Toward selective quantum advantage in hadronic tomography:explicit cases from Compton form factors, GPDs, TMDs, and GTMDs

TL;DR

This paper explores the potential for quantum computing to provide advantages in hadronic tomography by analyzing specific observables like GPDs and TMDs, focusing on algorithmic, computational, and inference benefits.

Contribution

It identifies explicit quantum targets in hadronic physics and connects quantum advantages to formal objects, proposing benchmarks for credible quantum advantage claims.

Findings

Quantum algorithms can improve extraction of certain hadronic observables.

Direct quantum evaluation of correlators becomes feasible for some distributions.

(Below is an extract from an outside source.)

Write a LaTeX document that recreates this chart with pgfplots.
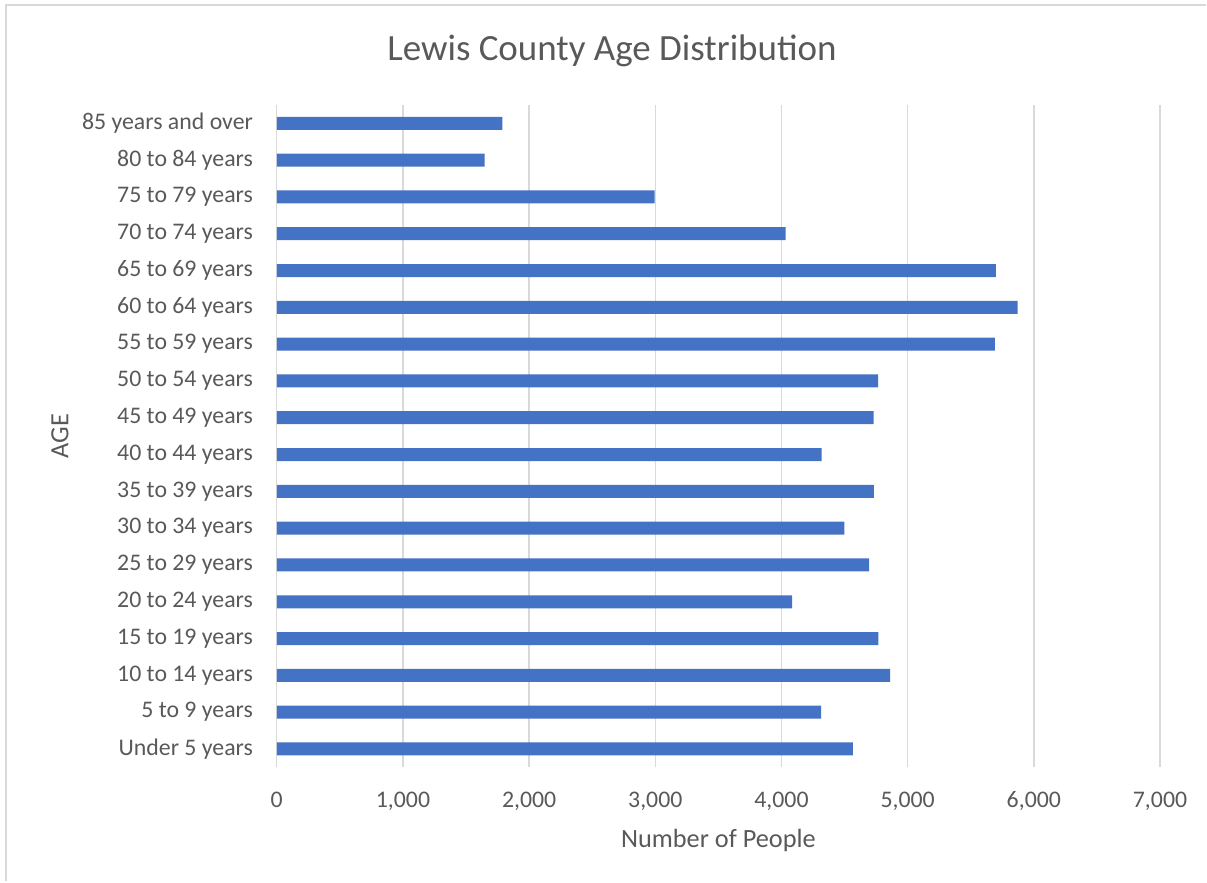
\documentclass[border=0pt]{standalone}
\usepackage{pgfplots}
\pgfplotsset{compat=1.18}
\usepackage{fontspec}
\setmainfont{Carlito}
\definecolor{barblue}{HTML}{4472C4}
\definecolor{txtgray}{HTML}{595959}
\definecolor{gridgray}{HTML}{D9D9D9}
\begin{document}
\begin{tikzpicture}[x=0.6pt,y=0.6pt]
  % page frame (1207 x 882 px), only top and left edges are visible
  \path (0,0) rectangle (1207,882);
  \draw[gridgray,line width=1.2pt] (6.5,0) -- (6.5,876.5) -- (1207,876.5);
  \begin{axis}[
    at={(166.2pt,68.4pt)}, anchor=south west,
    scale only axis,
    width=530.4pt, height=397.8pt,
    xbar, bar width=7.8pt,
    xmin=0, xmax=7000,
    ymin=-0.5, ymax=17.5,
    xtick={0,1000,...,7000},
    ytick={0,...,17},
    yticklabels={Under 5 years,5 to 9 years,10 to 14 years,15 to 19 years,
      20 to 24 years,25 to 29 years,30 to 34 years,35 to 39 years,
      40 to 44 years,45 to 49 years,50 to 54 years,55 to 59 years,
      60 to 64 years,65 to 69 years,70 to 74 years,75 to 79 years,
      80 to 84 years,85 years and over},
    major tick length=0pt,
    axis line style={draw=none},
    xmajorgrids,
    grid style={gridgray,line width=0.8pt},
    /pgf/number format/assume math mode=true,
    /pgf/number format/1000 sep={,},
    scaled x ticks=false,
    tick label style={font=\fontsize{14.3}{16}\selectfont,text=txtgray},
    xticklabel style={yshift=-11pt},
    yticklabel style={xshift=-10.8pt},
    title={Lewis County Age Distribution},
    title style={font=\fontsize{22.2}{26}\selectfont,text=txtgray,
      at={(axis description cs:0.3795,1.066)},anchor=center},
    xlabel={Number of People},
    xlabel style={font=\fontsize{15.8}{18}\selectfont,text=txtgray,
      at={(axis description cs:0.5,-0.11)},anchor=center},
    ylabel={AGE},
    ylabel style={font=\fontsize{15.8}{18}\selectfont,text=txtgray,
      at={(axis description cs:-0.2455,0.5)},anchor=center,rotate=0},
  ]
    \addplot[fill=barblue,draw=none] coordinates {
      (4565,0)
      (4314,1)
      (4860,2)
      (4768,3)
      (4084,4)
      (4694,5)
      (4499,6)
      (4733,7)
      (4319,8)
      (4731,9)
      (4765,10)
      (5691,11)
      (5871,12)
      (5699,13)
      (4032,14)
      (2994,15)
      (1648,16)
      (1788,17)
    };
  \end{axis}
\end{tikzpicture}
\end{document}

Quantum Deep Neural Networks enhance extraction performance in noisy, sparse data regimes.

Abstract

We recast the case for quantum advantage in hadronic physics as an observable-by-observable question rather than a blanket claim about Quantum Chromo-Dynamics (QCD). Focusing on hadronic tomography, we analyze why Compton form factors (CFF), generalized parton distributions (GPDs), Transverse Momentum-dependent Distributions (TMDs), and Generalized Transverse Momentum-dependent Distributions (GTMDs) are natural quantum targets: they are defined by light-front, off-forward, or real-time correlation functions whose extraction from Euclidean calculations or sparse experimental data is often an ill-posed inverse problem. We separate three notions of advantage -- algorithmic, computational, and representational -- and connect each to explicit formal objects. At the algorithmic level, Hamiltonian simulation, linear-response algorithms, and amplitude-estimation primitives motivate gains for real-time and sign-problematic observables. At the computational level, direct quantum evaluation of matrix elements and correlators becomes plausible for PDFs, GPDs, timelike response, and high-energy evolution. At the inference level, recent Quantum Deep Neural Network (QDNN) studies of CFF extraction indicate improved performance in noisy and sparse regimes and motivate hybrid fits in which a quantum simulator supplies a physics prior while a classical network models detector and nuisance effects. We discuss why real-device execution is scientifically necessary, summarize current hardware milestones, and propose benchmark criteria for credible claims of quantum advantage in hadronic tomography.